A lot more happened this week that I didn’t get around to writing about. And on Monday the Mayor will release her proposed 2019-2020 budget. So before everything else fades into obscurity, here’s some quick takes on all the other stuff.

This afternoon, Mayor Durkan announced several steps to address workplace culture issues in city government. She is creating an Office of Employee Ombud to help employees navigate the process of redressing grievances. She is also creating a new investigations unit in the HR Department. And the HR department will be creating new standards and training around discrimination and harassment.

This morning, the Council voted out of committee three items related to Seattle Public Utilities: an update to its water system plan, and adjustments to drainage rates and wastewater rates. Bad news: both are going up significantly over the next few years, mainly due to the costs of the Ship Canal Combined Sewer Overflow capital project. Good news: SPU has been working hard on cutting costs elsewhere, and the final rate adjustments are less than what the Council had previously approved in the utility’s Strategic Plan.

Yesterday, the Council heard the annual report of the Yesler Terrace housing project. The project continues to bring additional housing online, and to bring back in people who were temporarily displaced during demolition of the older buildings and construction of new ones. Also, new parks have recently opened on the grounds.

Wednesday, the Planning, Land Use and Zoning Committee held a brief discussion of the proposed changes to the city’s tree-protection ordinance, mainly centered around the recommendations of the Urban Forestry Commission. The committee also published an updated memo laying out the key policy questions that need to be answered before the bill can go forward. Committee chair (and ordinance sponsor) Rob Johnson plans to take up the issue again in December, after the budget is done.

In the same meeting, the Council also passed out of committee an update to curb ramp regulations to bring them up to current ADA standards, as well as the South Lake Union Neighborhood  Design Guidelines. Both will come up for final approval on Monday.

Wednesday afternoon, the Finance and Neighborhoods Committee voted to approve a reallocation of funds to cover a $17.4 million cost overrun in Seattle City Light’s Advanced Metering Infrastructure program.

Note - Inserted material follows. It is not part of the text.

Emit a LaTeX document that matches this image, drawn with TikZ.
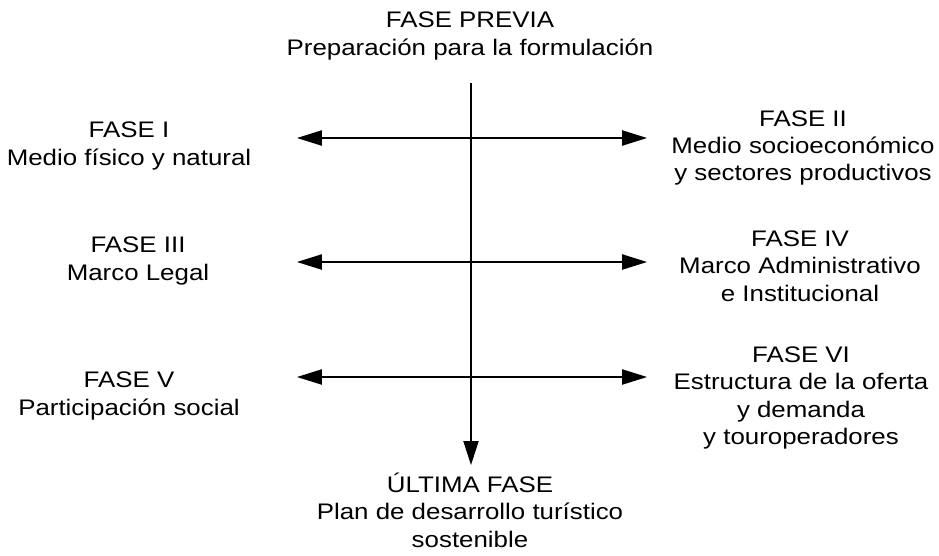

SCL is covering it by moving money around internally within the utility’s budget; it isn’t asking the Council to increase its budget. The change will come up for final vote on Monday.

On Tuesday, the Council heard briefings on the city’s freight master plan, bicycle master plan, and pedestrian master plan.

The Council also passed out of committee on Tuesday an ordinance requiring some employers to make certain pre-tax commuter benefits available their employees.

Tuesday morning, the Council also passed out of committee an ordinance updating the procedures through which the executive branch brings surveillance-related technologies to the City Council for approval, and the creation of a new SODO Parking and Business Improvement Area.

Finally, earlier today the Department of Human Services released new data on the performance of its programs in the first six months of 2017. Placements of homeless people into housing are up over the same period of time last year.